=== EXERCISE REQUIREMENTS ===
Take every line from the material that has the word "React" in it.

Charts and diagrams as code:
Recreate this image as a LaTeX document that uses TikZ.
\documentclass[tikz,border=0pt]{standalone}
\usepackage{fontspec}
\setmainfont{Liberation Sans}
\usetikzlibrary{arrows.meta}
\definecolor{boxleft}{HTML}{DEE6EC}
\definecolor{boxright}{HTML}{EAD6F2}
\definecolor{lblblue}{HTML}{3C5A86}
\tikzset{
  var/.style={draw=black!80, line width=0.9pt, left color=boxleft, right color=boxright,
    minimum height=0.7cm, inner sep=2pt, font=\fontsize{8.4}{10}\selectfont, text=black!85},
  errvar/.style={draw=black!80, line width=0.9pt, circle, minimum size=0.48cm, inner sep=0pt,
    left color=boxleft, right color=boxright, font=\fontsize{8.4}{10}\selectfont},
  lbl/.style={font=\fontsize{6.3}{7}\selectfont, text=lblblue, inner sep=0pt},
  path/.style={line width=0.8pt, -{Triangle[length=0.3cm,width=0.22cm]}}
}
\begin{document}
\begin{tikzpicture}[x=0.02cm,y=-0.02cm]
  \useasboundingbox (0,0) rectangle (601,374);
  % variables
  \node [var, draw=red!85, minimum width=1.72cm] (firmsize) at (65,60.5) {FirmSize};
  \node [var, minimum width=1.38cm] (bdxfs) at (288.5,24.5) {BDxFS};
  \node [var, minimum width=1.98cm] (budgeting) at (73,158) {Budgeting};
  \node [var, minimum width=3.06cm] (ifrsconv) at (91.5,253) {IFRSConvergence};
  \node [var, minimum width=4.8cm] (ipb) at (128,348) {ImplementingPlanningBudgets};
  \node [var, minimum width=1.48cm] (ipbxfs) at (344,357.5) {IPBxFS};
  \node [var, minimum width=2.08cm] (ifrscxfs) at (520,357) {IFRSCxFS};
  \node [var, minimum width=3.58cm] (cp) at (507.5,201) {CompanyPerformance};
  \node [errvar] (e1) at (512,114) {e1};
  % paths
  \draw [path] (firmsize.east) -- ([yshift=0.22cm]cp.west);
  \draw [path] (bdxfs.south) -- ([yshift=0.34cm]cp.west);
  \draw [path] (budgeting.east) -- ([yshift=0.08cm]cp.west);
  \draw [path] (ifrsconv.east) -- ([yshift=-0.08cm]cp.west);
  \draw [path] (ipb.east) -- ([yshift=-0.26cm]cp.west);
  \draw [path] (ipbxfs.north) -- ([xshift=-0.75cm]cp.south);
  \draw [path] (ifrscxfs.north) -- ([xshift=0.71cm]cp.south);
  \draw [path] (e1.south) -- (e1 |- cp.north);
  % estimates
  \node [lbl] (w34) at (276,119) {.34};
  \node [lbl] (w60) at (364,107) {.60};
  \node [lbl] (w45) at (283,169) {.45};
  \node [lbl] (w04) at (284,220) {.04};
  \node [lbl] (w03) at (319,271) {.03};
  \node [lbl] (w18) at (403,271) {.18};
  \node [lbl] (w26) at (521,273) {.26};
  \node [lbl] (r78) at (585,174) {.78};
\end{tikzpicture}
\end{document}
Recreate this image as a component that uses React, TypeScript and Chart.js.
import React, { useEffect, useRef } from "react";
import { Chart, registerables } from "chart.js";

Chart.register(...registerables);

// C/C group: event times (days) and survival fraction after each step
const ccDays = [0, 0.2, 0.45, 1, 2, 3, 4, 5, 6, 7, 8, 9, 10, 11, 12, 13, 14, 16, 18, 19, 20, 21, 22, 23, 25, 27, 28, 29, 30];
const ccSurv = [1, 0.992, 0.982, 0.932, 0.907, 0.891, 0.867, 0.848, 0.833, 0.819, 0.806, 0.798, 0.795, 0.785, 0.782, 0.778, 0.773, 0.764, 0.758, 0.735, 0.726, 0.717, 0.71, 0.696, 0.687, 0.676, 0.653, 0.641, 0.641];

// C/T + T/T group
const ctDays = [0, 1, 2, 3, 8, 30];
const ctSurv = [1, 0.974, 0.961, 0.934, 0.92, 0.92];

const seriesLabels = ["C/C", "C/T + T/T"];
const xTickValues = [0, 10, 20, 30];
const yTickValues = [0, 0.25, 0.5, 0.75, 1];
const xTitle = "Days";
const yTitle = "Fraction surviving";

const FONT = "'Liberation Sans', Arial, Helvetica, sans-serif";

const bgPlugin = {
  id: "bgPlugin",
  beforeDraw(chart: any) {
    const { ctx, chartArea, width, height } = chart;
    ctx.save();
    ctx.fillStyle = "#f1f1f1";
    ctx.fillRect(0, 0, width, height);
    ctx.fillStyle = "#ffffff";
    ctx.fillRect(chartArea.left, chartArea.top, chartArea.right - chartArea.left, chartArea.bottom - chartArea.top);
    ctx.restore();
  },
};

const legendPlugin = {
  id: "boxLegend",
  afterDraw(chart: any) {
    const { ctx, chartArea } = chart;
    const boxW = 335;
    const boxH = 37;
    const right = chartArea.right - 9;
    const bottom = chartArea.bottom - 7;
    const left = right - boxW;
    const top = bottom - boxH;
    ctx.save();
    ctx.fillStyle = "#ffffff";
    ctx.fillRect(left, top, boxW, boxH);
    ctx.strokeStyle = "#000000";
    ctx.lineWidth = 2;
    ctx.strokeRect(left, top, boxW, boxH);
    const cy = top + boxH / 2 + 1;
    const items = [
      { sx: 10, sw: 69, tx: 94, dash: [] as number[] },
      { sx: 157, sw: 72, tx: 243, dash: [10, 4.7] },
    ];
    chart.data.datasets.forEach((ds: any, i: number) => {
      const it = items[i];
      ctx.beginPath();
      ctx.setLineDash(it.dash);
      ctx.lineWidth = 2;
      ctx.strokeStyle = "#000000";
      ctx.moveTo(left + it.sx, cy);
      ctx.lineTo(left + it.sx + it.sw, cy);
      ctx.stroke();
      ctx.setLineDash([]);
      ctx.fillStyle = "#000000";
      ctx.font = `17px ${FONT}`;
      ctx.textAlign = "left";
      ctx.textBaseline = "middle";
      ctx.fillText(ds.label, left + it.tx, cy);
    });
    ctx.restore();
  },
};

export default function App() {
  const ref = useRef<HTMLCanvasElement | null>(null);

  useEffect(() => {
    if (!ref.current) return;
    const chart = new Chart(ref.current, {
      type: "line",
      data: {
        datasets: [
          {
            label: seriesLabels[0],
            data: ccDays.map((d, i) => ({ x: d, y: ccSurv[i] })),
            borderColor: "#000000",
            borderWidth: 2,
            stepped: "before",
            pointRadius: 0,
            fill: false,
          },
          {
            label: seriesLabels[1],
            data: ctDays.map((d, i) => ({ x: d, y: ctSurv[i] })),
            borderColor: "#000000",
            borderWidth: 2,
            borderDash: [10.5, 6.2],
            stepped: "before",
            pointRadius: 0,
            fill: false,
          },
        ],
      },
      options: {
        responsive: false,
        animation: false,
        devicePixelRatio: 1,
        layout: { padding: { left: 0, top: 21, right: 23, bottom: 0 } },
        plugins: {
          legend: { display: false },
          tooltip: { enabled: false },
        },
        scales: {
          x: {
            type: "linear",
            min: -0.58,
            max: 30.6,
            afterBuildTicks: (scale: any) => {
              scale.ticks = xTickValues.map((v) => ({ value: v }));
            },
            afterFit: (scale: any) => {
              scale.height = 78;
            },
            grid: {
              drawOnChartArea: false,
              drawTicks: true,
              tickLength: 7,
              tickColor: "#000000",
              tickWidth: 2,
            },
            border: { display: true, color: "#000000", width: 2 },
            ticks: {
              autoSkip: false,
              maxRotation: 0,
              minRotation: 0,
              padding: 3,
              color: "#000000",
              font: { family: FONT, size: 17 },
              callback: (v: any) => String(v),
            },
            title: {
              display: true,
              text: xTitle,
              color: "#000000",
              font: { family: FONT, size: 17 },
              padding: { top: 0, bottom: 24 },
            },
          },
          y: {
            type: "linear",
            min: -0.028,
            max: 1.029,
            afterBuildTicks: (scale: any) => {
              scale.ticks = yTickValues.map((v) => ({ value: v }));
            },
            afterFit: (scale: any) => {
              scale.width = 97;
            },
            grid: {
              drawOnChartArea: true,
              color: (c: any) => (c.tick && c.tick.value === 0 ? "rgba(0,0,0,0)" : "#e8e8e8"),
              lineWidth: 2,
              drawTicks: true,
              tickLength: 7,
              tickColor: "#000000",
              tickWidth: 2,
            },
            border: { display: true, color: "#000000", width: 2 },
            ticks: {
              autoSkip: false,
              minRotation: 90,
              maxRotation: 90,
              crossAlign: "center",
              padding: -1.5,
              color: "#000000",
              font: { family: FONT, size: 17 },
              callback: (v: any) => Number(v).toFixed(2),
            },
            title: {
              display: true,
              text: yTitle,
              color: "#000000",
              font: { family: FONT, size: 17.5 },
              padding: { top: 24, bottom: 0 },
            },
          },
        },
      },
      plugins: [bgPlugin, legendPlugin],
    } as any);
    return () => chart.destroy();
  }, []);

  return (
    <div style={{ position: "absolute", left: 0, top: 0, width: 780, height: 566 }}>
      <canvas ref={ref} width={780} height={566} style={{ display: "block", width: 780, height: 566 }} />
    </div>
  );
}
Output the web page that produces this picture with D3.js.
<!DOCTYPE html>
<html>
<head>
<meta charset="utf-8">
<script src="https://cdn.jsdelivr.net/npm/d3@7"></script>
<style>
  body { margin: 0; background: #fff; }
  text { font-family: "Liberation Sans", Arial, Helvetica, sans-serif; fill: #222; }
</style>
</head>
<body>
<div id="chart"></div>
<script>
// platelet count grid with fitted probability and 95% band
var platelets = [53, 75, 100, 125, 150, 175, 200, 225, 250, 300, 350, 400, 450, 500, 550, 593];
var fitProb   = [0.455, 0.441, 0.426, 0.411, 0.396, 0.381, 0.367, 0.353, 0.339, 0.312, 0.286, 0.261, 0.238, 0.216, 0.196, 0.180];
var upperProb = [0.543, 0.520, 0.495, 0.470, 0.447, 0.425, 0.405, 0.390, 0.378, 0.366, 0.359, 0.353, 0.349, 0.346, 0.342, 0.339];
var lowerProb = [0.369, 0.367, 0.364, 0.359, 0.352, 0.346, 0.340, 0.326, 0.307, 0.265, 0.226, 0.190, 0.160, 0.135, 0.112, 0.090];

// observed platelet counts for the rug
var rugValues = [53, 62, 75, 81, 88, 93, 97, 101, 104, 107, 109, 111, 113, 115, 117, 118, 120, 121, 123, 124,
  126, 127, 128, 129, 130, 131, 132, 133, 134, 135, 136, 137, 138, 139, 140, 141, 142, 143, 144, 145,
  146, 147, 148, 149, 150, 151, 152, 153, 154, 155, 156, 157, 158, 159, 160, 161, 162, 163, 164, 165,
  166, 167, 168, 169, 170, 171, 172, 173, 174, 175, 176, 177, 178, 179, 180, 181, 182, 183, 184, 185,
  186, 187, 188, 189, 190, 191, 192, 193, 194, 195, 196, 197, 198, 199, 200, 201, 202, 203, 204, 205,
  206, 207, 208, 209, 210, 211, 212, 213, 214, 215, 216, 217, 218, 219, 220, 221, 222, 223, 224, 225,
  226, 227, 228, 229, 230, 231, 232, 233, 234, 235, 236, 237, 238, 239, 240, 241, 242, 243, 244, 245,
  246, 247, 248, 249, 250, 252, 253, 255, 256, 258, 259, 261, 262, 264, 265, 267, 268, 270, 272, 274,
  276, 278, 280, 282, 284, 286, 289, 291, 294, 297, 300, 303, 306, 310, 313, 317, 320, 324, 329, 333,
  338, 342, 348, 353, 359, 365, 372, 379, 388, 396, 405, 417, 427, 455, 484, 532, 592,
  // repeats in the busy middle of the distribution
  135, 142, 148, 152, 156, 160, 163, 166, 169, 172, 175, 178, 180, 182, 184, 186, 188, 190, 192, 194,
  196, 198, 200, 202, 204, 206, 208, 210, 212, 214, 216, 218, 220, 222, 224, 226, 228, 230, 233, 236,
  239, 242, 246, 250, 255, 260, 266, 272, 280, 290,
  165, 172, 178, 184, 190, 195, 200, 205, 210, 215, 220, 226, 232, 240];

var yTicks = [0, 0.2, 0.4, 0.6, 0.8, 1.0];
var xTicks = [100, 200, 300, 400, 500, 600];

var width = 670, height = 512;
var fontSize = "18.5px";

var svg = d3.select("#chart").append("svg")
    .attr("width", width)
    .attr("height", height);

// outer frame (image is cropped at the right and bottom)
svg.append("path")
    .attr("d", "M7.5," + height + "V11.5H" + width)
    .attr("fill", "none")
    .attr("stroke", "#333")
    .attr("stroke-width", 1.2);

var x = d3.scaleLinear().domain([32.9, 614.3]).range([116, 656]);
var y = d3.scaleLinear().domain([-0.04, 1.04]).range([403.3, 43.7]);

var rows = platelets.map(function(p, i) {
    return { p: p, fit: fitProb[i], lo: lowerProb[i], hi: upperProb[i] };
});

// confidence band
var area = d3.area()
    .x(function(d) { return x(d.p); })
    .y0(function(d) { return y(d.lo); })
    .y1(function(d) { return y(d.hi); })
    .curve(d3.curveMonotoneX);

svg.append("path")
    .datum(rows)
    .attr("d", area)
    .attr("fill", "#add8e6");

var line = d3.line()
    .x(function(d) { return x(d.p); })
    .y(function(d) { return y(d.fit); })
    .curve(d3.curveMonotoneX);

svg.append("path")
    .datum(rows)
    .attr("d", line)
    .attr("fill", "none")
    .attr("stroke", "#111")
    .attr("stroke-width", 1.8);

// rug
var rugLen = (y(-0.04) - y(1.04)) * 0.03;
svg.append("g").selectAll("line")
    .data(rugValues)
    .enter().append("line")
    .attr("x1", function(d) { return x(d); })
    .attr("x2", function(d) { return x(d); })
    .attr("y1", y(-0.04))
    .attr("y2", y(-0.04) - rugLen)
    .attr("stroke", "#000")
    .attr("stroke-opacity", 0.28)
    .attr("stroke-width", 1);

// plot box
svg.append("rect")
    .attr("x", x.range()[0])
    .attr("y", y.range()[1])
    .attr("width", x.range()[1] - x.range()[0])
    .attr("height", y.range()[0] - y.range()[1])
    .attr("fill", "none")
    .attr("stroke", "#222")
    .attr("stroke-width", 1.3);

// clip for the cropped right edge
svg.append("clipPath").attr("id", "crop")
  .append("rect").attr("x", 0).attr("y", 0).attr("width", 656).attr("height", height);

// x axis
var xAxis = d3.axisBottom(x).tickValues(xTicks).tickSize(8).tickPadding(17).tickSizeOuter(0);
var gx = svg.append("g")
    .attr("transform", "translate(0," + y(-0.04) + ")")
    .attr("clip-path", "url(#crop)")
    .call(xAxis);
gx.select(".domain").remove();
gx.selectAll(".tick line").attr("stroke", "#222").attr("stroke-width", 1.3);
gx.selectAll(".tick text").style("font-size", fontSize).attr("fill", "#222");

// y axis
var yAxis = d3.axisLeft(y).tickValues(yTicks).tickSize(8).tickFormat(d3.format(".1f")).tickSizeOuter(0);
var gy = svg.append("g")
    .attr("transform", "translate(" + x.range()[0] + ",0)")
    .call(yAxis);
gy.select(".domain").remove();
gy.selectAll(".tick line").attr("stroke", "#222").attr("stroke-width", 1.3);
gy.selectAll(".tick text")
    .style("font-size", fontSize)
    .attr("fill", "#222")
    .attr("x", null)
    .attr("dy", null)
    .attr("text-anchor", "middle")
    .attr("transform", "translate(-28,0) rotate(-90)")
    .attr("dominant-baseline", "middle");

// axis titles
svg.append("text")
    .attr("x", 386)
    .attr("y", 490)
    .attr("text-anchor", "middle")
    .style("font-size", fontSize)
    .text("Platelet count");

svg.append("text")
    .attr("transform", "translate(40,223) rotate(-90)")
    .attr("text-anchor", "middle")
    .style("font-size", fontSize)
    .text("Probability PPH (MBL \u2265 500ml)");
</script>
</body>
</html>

=== RESULT FOR THIS EXERCISE ===
Recreate this image as a component that uses React, TypeScript and Chart.js.
import React, { useEffect, useRef } from "react";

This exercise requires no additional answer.